Ce qui est très étonnant et, sans doute, un cas unique dans l’histoire de l’Eglise, c’est que l’Église n’est pas née en Corée des efforts de missionnaires étrangers mais elle a été importée par les Coréens eux-mêmes. L’aventure commence au 17° siècle. La Corée était alors vassale de la Chine. Et ce sont des laïcs coréens, intellectuels et fonctionnaires qui découvrirent l’Evangile et la personne de Jésus dans les travaux du célèbre père jésuite Matteo Ricci. Il fut le premier européen à entrer vraiment dans la culture chinoise et à commencer à la comprendre. Ces écrits de Mattéo Ricci bouleversèrent ces intellectuels coréens qui les découvrirent en Chine. L’un de ces intellectuels travaillant comme fonctionnaire en Chine se fit baptiser par les missionnaires encore présents en Chine et prit le nom de Pierre. Il retourna en Corée avec ces documents et il annonça la religion chrétienne à ses amis et à son entourage. La communauté comptait 4000 convertis 10 ans plus tard. Aucun prêtre ne pénétra en Corée avant 1794. Ce sont donc des laïcs qui pendant 2 siècles évangélisèrent la Corée.

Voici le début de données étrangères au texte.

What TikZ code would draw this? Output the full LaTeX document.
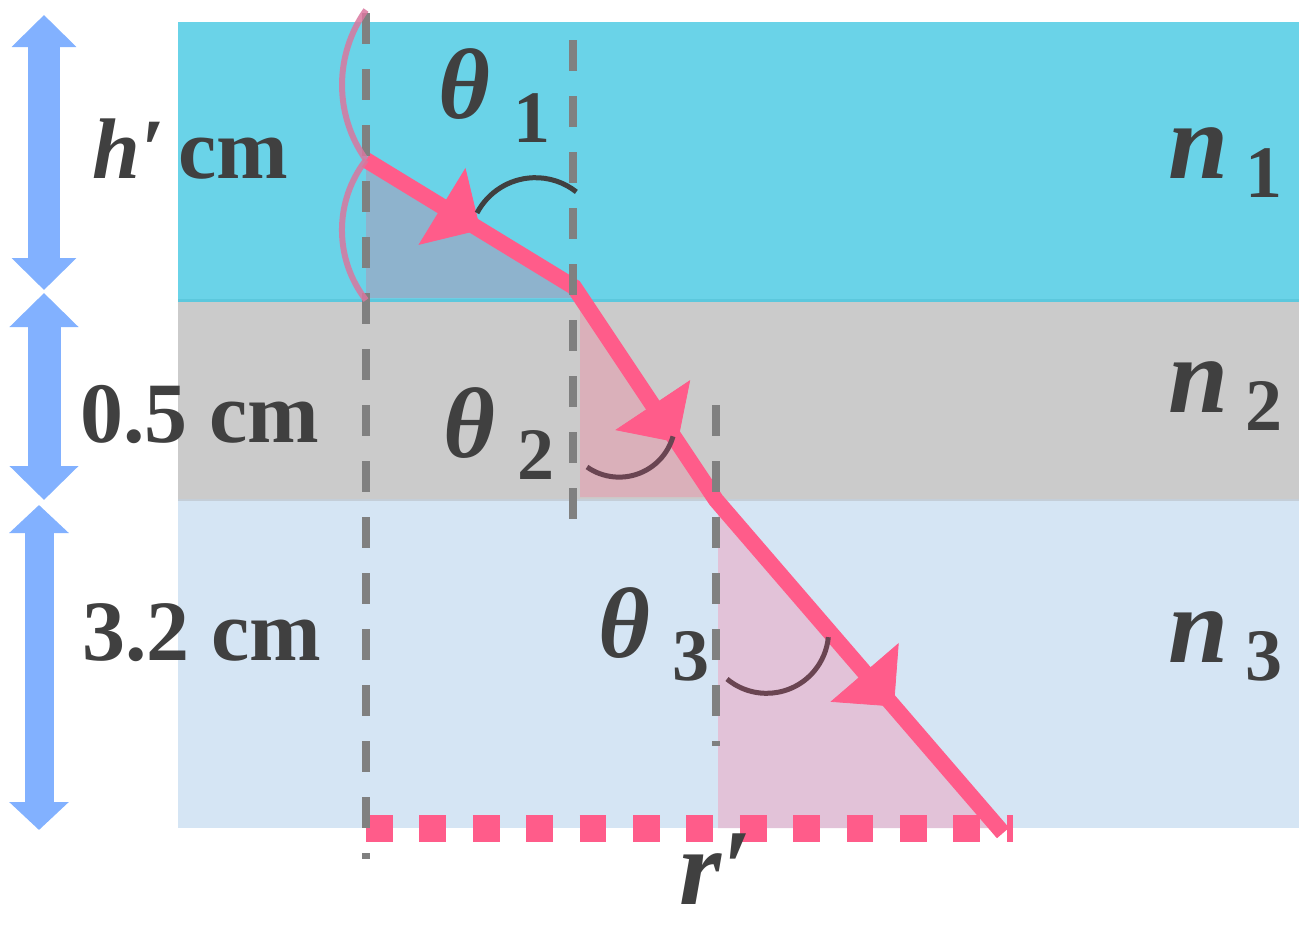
\documentclass[tikz,border=0pt]{standalone}
\usepackage{fontspec}
\setmainfont{Liberation Serif}
\usepackage{xcolor}
\definecolor{rfcyan}{HTML}{6AD3E8}
\definecolor{rfcyanedge}{HTML}{5CC8DD}
\definecolor{rfgray}{HTML}{CBCBCB}
\definecolor{rfpale}{HTML}{D5E5F4}
\definecolor{rfpaleedge}{HTML}{C4CED8}
\definecolor{rfgauge}{HTML}{82B1FF}
\definecolor{rfpink}{HTML}{FF5C8A}
\definecolor{rfrose}{HTML}{D9779F}
\definecolor{rftext}{HTML}{404040}
\definecolor{rfguide}{HTML}{808080}
\definecolor{rfplum}{HTML}{6A4552}
\definecolor{rfshadeA}{HTML}{8EB3CD}
\definecolor{rfshadeB}{HTML}{DAB0BA}
\definecolor{rfshadeC}{HTML}{E2C2D8}
\usepackage{tikz}
\usetikzlibrary{arrows.meta,decorations.markings}
\tikzset{
  lbl/.style={text=rftext, inner sep=0pt, anchor=base west,
    font=\bfseries\fontsize{43}{43}\selectfont},
  sym/.style={text=rftext, inner sep=0pt, anchor=base west,
    font=\bfseries\itshape\fontsize{#1}{#1}\selectfont},
  sym/.default=50,
  idx/.style={text=rftext, inner sep=0pt, anchor=base west,
    font=\bfseries\fontsize{37}{37}\selectfont},
  guide/.style={rfguide, line width=4pt, dash pattern=on 15.5pt off 12.5pt},
  ray/.style={rfpink, line width=8pt, line join=miter},
  raytip/.style={decorate, decoration={markings,
    mark=at position #1 with {\arrow[rfpink]{Triangle[length=22.5pt,width=45pt]}}}},
  angarc/.style={line width=2.5pt},
  rosearc/.style={rfrose, line width=3pt, opacity=0.85},
  gauge/.style n args={3}{rfgauge, line width=#1,
    arrows={Triangle[length=#2,width=#3]-Triangle[length=#2,width=#3]}},
}

\begin{document}
\begin{tikzpicture}[x=0.5pt, y=-0.5pt]
\useasboundingbox (0,0) rectangle (1299,926);
% the three layers
\fill[rfcyan] (178,22) rectangle (1299,300);
\fill[rfgray] (178,300) rectangle (1299,500);
\fill[rfpale] (178,500) rectangle (1299,828);
\draw[rfcyanedge, line width=1.5pt] (178,300) -- (1299,300);
\draw[rfpaleedge, line width=0.6pt] (178,500) -- (1299,500);
% ray corners
\coordinate (s) at (366,160);
\coordinate (k1) at (574,287);
\coordinate (k2) at (716,500);
\coordinate (e) at (1003,833);
% shaded triangles under the ray
\fill[rfshadeA] (s) -- (k1) -- (574,298) -- (366,298) -- cycle;
\fill[rfshadeB] (580,296) -- (714,497) -- (580,497) -- cycle;
\fill[rfshadeC] (718,502) -- (1003,828) -- (718,828) -- cycle;
% horizontal run r'
\draw[rfpink, line width=13.5pt, dash pattern=on 13.35pt off 13.35pt] (366,828) -- (1013,828);
% the ray
\draw[ray] (s) -- (k1) -- (k2) -- (e);
\path[raytip=0.55] (s) -- (k1);
\path[raytip=0.73] (k1) -- (k2);
\path[raytip=0.62] (k2) -- (e);
% normals
\draw[guide] (366,13) -- (366,859);
\draw[guide] (573,40) -- (573,519);
\draw[guide] (716,405) -- (716,746);
% angle marks
\draw[rosearc] (366,10) arc[start angle=215.5, end angle=144.5, radius=129];
\draw[rosearc] (s) arc[start angle=217.9, end angle=142.1, radius=114];
\draw[angarc, rftext] (477,213) arc[start angle=207.7, end angle=308.3, radius=66];
\draw[angarc, rfplum] (587,467) arc[start angle=125, end angle=15.8, radius=56];
\draw[angarc, rfplum] (727,679) arc[start angle=129.7, end angle=5.4, radius=62];
% thickness gauges
\coordinate (g1t) at (44,15);  \coordinate (g1b) at (44,290);
\coordinate (g2t) at (44,293); \coordinate (g2b) at (44,500);
\coordinate (g3t) at (39,505); \coordinate (g3b) at (39,830);
\draw[gauge={16pt}{16pt}{31.5pt}] (g1t) -- (g1b);
\draw[gauge={16.5pt}{17pt}{33.5pt}] (g2t) -- (g2b);
\draw[gauge={14.5pt}{14pt}{29pt}] (g3t) -- (g3b);
% labels
\node[lbl] (hcm) at (92,178) {\itshape h′\upshape\kern7pt cm};
\node[lbl] (half) at (80,442) {0.5 cm};
\node[lbl] (thick) at (82,660) {3.2 cm};
\node[sym] (th1) at (438,118) {θ};
\node[idx] (th1i) at (513,142) {1};
\node[sym] (th2) at (443,457) {θ};
\node[idx] (th2i) at (517,479) {2};
\node[sym] (th3) at (598,657) {θ};
\node[idx] (th3i) at (672,680) {3};
\node[sym=54] (n1) at (1168,178) {n};
\node[idx] (n1i) at (1245,197) {1};
\node[sym=54] (n2) at (1168,412) {n};
\node[idx] (n2i) at (1245,430) {2};
\node[sym=54] (n3) at (1168,662) {n};
\node[idx] (n3i) at (1245,680) {3};
\node[sym=54] (rp) at (679,904) {r′};
\end{tikzpicture}
\end{document}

Par la suite, le gouvernement coréen va décider de fermer très hermétiquement toutes ses frontières. Ça n’empêchera pas le nombre de convertis d’augmenter, alors que la propagation d’une religion étrangère en terre coréenne avait été déclarée contraire à la loi. C’est pour cette raison qu’il y eut de cruelles persécutions dès la fin du 18° siècle. Mais là-bas, comme partout dans le reste du monde, les persécutions n’ont jamais pu atteindre leur objectif : éradiquer la foi chrétienne. C’est toujours l’inverse qui s’est produit, donnant raison à Tertullien, l’un des premiers Pères de l’Eglise qui aimait dire que le sang des martyrs était une semence de chrétiens. Des années plus tard, le premier prêtre coréen, André Kim, formé à Shanghai, fut décapité en 1846 à l’âge de 25 ans. On estime qu’au total, entre 1791 et 1884, 8000 chrétiens furent exécutés en Corée, et 103 d’entre eux ont été canonisés par l’Église. L’évangélisation ne s’est jamais arrêtée, quand ils le pourront, au 19° siècle, des missionnaires français, en particulier les prêtres des Missions Étrangères de Paris viendront et, parmi eux aussi, il y aura de très nombreux martyrs.

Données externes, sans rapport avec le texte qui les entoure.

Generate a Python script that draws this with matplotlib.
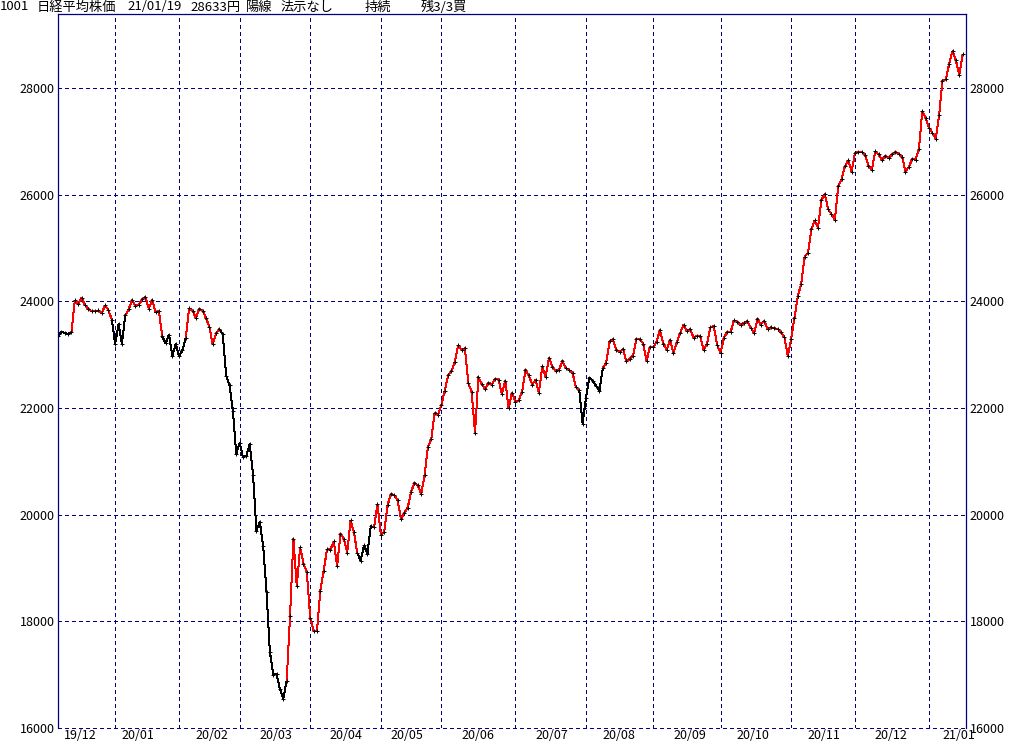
import matplotlib
matplotlib.use("Agg")
import matplotlib.pyplot as plt
from matplotlib.collections import LineCollection
import numpy as np

plt.rcParams['font.family'] = ['Noto Sans CJK JP', 'DejaVu Sans']

# ---- data -------------------------------------------------------------
months = ["2019-12", "2020-01", "2020-02", "2020-03", "2020-04", "2020-05", "2020-06",
          "2020-07", "2020-08", "2020-09", "2020-10", "2020-11", "2020-12", "2021-01"]

trading_days = [
    [6, 9, 10, 11, 12, 13, 16, 17, 18, 19, 20, 23, 24, 25, 26, 27, 30],
    [6, 7, 8, 9, 10, 14, 15, 16, 17, 20, 21, 22, 23, 24, 27, 28, 29, 30, 31],
    [3, 4, 5, 6, 7, 10, 12, 13, 14, 17, 18, 19, 20, 21, 25, 26, 27, 28],
    [2, 3, 4, 5, 6, 9, 10, 11, 12, 13, 16, 17, 18, 19, 23, 24, 25, 26, 27, 30, 31],
    [1, 2, 3, 6, 7, 8, 9, 10, 13, 14, 15, 16, 17, 20, 21, 22, 23, 24, 27, 28, 30],
    [1, 7, 8, 11, 12, 13, 14, 15, 18, 19, 20, 21, 22, 25, 26, 27, 28, 29],
    [1, 2, 3, 4, 5, 8, 9, 10, 11, 12, 15, 16, 17, 18, 19, 22, 23, 24, 25, 26, 29, 30],
    [1, 2, 3, 6, 7, 8, 9, 10, 13, 14, 15, 16, 17, 20, 21, 22, 27, 28, 29, 30, 31],
    [3, 4, 5, 6, 7, 11, 12, 13, 14, 17, 18, 19, 20, 21, 24, 25, 26, 27, 28, 31],
    [1, 2, 3, 4, 7, 8, 9, 10, 11, 14, 15, 16, 17, 18, 23, 24, 25, 28, 29, 30],
    [2, 5, 6, 7, 8, 9, 12, 13, 14, 15, 16, 19, 20, 21, 22, 23, 26, 27, 28, 29, 30],
    [2, 4, 5, 6, 9, 10, 11, 12, 13, 16, 17, 18, 19, 20, 24, 25, 26, 27, 30],
    [1, 2, 3, 4, 7, 8, 9, 10, 11, 14, 15, 16, 17, 18, 21, 22, 23, 24, 25, 28, 29, 30],
    [4, 5, 6, 7, 8, 12, 13, 14, 15, 18, 19],
]

closes_2019_12 = [23354, 23430, 23410, 23391, 23424, 24023, 23952, 24066, 23934, 23864,
                  23816, 23821, 23830, 23782, 23924, 23837, 23656]
closes_2020_01 = [23204, 23575, 23204, 23739, 23850, 24025, 23916, 23933, 24041, 24083,
                  23864, 24031, 23795, 23827, 23343, 23215, 23379, 22977, 23205]
closes_2020_02 = [22971, 23084, 23319, 23873, 23827, 23685, 23861, 23827, 23687, 23523,
                  23193, 23400, 23479, 23386, 22605, 22426, 21948, 21142]
closes_2020_03 = [21344, 21082, 21100, 21329, 20749, 19698, 19867, 19416, 18559, 17431,
                  17002, 17011, 16726, 16552, 16887, 18092, 19546, 18664, 19389, 19084, 18917]
closes_2020_04 = [18065, 17818, 17820, 18576, 18950, 19353, 19345, 19498, 19043, 19638,
                  19550, 19290, 19897, 19669, 19280, 19137, 19429, 19262, 19783, 19771, 20193]
closes_2020_05 = [19619, 19674, 20179, 20390, 20366, 20267, 19914, 20037, 20133, 20433,
                  20595, 20552, 20388, 20741, 21271, 21419, 21916, 21877]
closes_2020_06 = [22062, 22325, 22613, 22695, 22863, 23178, 23091, 23124, 22472, 22305,
                  21530, 22582, 22455, 22355, 22478, 22437, 22549, 22534, 22259, 22512,
                  21995, 22288]
closes_2020_07 = [22121, 22145, 22306, 22714, 22614, 22438, 22529, 22290, 22784, 22587,
                  22945, 22770, 22696, 22717, 22884, 22751, 22715, 22657, 22397, 22339, 21710]
closes_2020_08 = [22195, 22573, 22514, 22418, 22329, 22750, 22843, 23249, 23289, 23096,
                  23051, 23110, 22880, 22920, 22985, 23296, 23290, 23208, 22882, 23139]
closes_2020_09 = [23138, 23247, 23465, 23205, 23089, 23274, 23032, 23235, 23406, 23559,
                  23454, 23475, 23319, 23360, 23346, 23087, 23204, 23511, 23539, 23185]
closes_2020_10 = [23029, 23312, 23433, 23422, 23647, 23619, 23558, 23601, 23626, 23507,
                  23410, 23671, 23567, 23639, 23474, 23516, 23494, 23485, 23418, 23331, 22977]
closes_2020_11 = [23295, 23695, 24105, 24325, 24839, 24905, 25349, 25520, 25385, 25906,
                  26014, 25728, 25634, 25527, 26165, 26296, 26537, 26644, 26433]
closes_2020_12 = [26787, 26800, 26809, 26751, 26547, 26467, 26817, 26756, 26652, 26732,
                  26687, 26757, 26806, 26763, 26714, 26436, 26524, 26668, 26656, 26854,
                  27568, 27444]
closes_2021_01 = [27258, 27158, 27055, 27490, 28139, 28164, 28456, 28698, 28519, 28242, 28633]

# periods in "sell" state (segment start date -> segment start date), drawn black
sell_periods = [("2019-12-06", "2019-12-11"),
                ("2019-12-30", "2020-01-08"),
                ("2020-01-27", "2020-02-04"),
                ("2020-02-20", "2020-03-19"),
                ("2020-04-21", "2020-04-27"),
                ("2020-07-30", "2020-08-07")]

title_parts = ["1001", "日経平均株価", "21/01/19", "28633円", "陽線", "法示なし", "持続", "残3/3買"]
y_ticks = [16000, 18000, 20000, 22000, 24000, 26000, 28000]

# ---- build series -----------------------------------------------------
closes = np.array(closes_2019_12 + closes_2020_01 + closes_2020_02 + closes_2020_03 +
                  closes_2020_04 + closes_2020_05 + closes_2020_06 + closes_2020_07 +
                  closes_2020_08 + closes_2020_09 + closes_2020_10 + closes_2020_11 +
                  closes_2020_12 + closes_2021_01, dtype=float)
dates = [f"{m}-{d:02d}" for m, days in zip(months, trading_days) for d in days]
assert len(dates) == len(closes)
x = np.arange(len(closes))

month_start = []
label_pos = []
i = 0
for m, days in zip(months, trading_days):
    month_start.append(i)
    k = next(j for j, d in enumerate(days) if d >= 15)
    label_pos.append(i + k + 0.75)
    i += len(days)
month_labels = [m[2:4] + "/" + m[5:7] for m in months]

seg_black = np.zeros(len(closes) - 1, dtype=bool)
for a, b in sell_periods:
    ia, ib = dates.index(a), dates.index(b)
    seg_black[ia:ib + 1] = True

# ---- figure -----------------------------------------------------------
W, H = 1024, 745
fig = plt.figure(figsize=(W / 100, H / 100), dpi=100)
L, R, T, B = 58, 966, 14, 728
ax = fig.add_axes([L / W, 1 - B / H, (R - L) / W, (B - T) / H])

navy = "#000080"
ax.set_xlim(0, len(closes))
ax.set_ylim(16000, 29390)

# grid
for ms in month_start[1:]:
    ax.axvline(ms, color=navy, lw=0.72, ls=(0, (4, 3)), antialiased=False, zorder=1)
for yt in y_ticks:
    ax.axhline(yt, color=navy, lw=0.72, ls=(0, (4, 3)), antialiased=False, zorder=1,
               clip_on=False)

# price line
pts = np.column_stack([x, closes])
segs = np.stack([pts[:-1], pts[1:]], axis=1)
colors = ["#000000" if b else "#ff0000" for b in seg_black]
lc = LineCollection(segs, colors=colors, linewidths=0.72, antialiaseds=False, zorder=2)
ax.add_collection(lc)
ax.plot(x, closes, ls="none", marker="+", ms=3.0, mew=0.72, color="black", zorder=3,
        antialiased=False)

# spines
for s in ["left", "right", "top"]:
    ax.spines[s].set_color(navy)
    ax.spines[s].set_linewidth(0.9)
ax.spines["bottom"].set_visible(False)

ax.set_yticks(y_ticks)
ax.set_yticklabels([str(v) for v in y_ticks])
ax.tick_params(axis="y", length=0, labelsize=9, pad=2.5, labelright=True, labelleft=True)
ax.set_xticks(label_pos)
ax.set_xticklabels(month_labels)
ax.tick_params(axis="x", length=0, labelsize=9, pad=0.5)

# title
title_x = [0, 37, 127, 190, 246, 281, 365, 421]
for tx, tp in zip(title_x, title_parts):
    fig.text(tx / W, 1 - 7 / H, tp, fontsize=9.5, ha="left", va="center", color="black")

fig.savefig("out.png", dpi=100, facecolor="white")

Dans l’Eglise, la célébration des martyrs est toujours une occasion de raviver notre foi. Nous ne pouvons qu’être émerveillés devant leur courage, devant leur fidélité. Nous ne pouvons que nous interroger pour nous demander : et nous, qui vivons notre foi tranquillement, sans risques, sommes-nous à la hauteur du trésir qui nous a été transmis ? N’aurions-nous pas tendance à nous endormir ? Il me semble que c’est le reproche que nous pouvons entendre derrière les paroles de Jésus entendues dans l’Evangile.

Jésus dit que sa génération est comme des gamins qui ne sont jamais contents. On peut dire que c’est vrai de toutes les générations, spécialement de nos générations, de nos sociétés vivant dans l’opulence. Nous rouspétons pour tout sans avoir suffisamment de gratitude pour tout ce que nous avons, pour la paix dans laquelle nous vivons. Oui, Jésus a bien raison de dire que nous sommes comme des gamins jamais contents. Et, dans l’Eglise, toujours comme les gamins, nous passons tellement de temps à nous chamailler ! Il y a ceux qui veulent que les prêtres soient habillés comme ça, qu’ils disent la messe comme ça et les autres qui pensent le contraire ! Croyez-vous que ce soit le plus essentiel aujourd’hui ? Croyez-vous que nous puissions nous accorder ce luxe de nous diviser dans des querelles stériles alors que tant et tant de nos contemporains ne connaissent pas la joie de l’Evangile ? Tout le temps que nous perdons à nous chamailler, nous ne le passons pas à évangéliser, à proposer l’amour de Dieu à tous ceux qui s’asphyxient parce qu’ils ne trouvent plus l’ouverture vers le ciel.

Le pape François ne cesse de rappeler aux chrétiens l’urgence qu’il y a à ce qu’ils deviennent des disciples-missionnaires, pas des gamins ronchons toujours en train de se quereller, mais des disciples-missionnaires désireux de partager à leurs frères ce qu’ils ont de plus précieux, c’est-à-dire leur foi. Que la fête de ces martyrs coréens nous relance sur le chemin de l’évangélisation et nous fasse abandonner toute querelle stérile. St André Kim, St Paul Shong et tous vos compagnons intercédez pour nous. Notre Dame de Laghet, Toi qui n’a pas de plus grand désir que de faire connaître le Nom de ton Fils, intercède pour nous, obtiens-nous de devenir, à notre tour, des témoins infatigables de la beauté et de la grandeur de la Foi.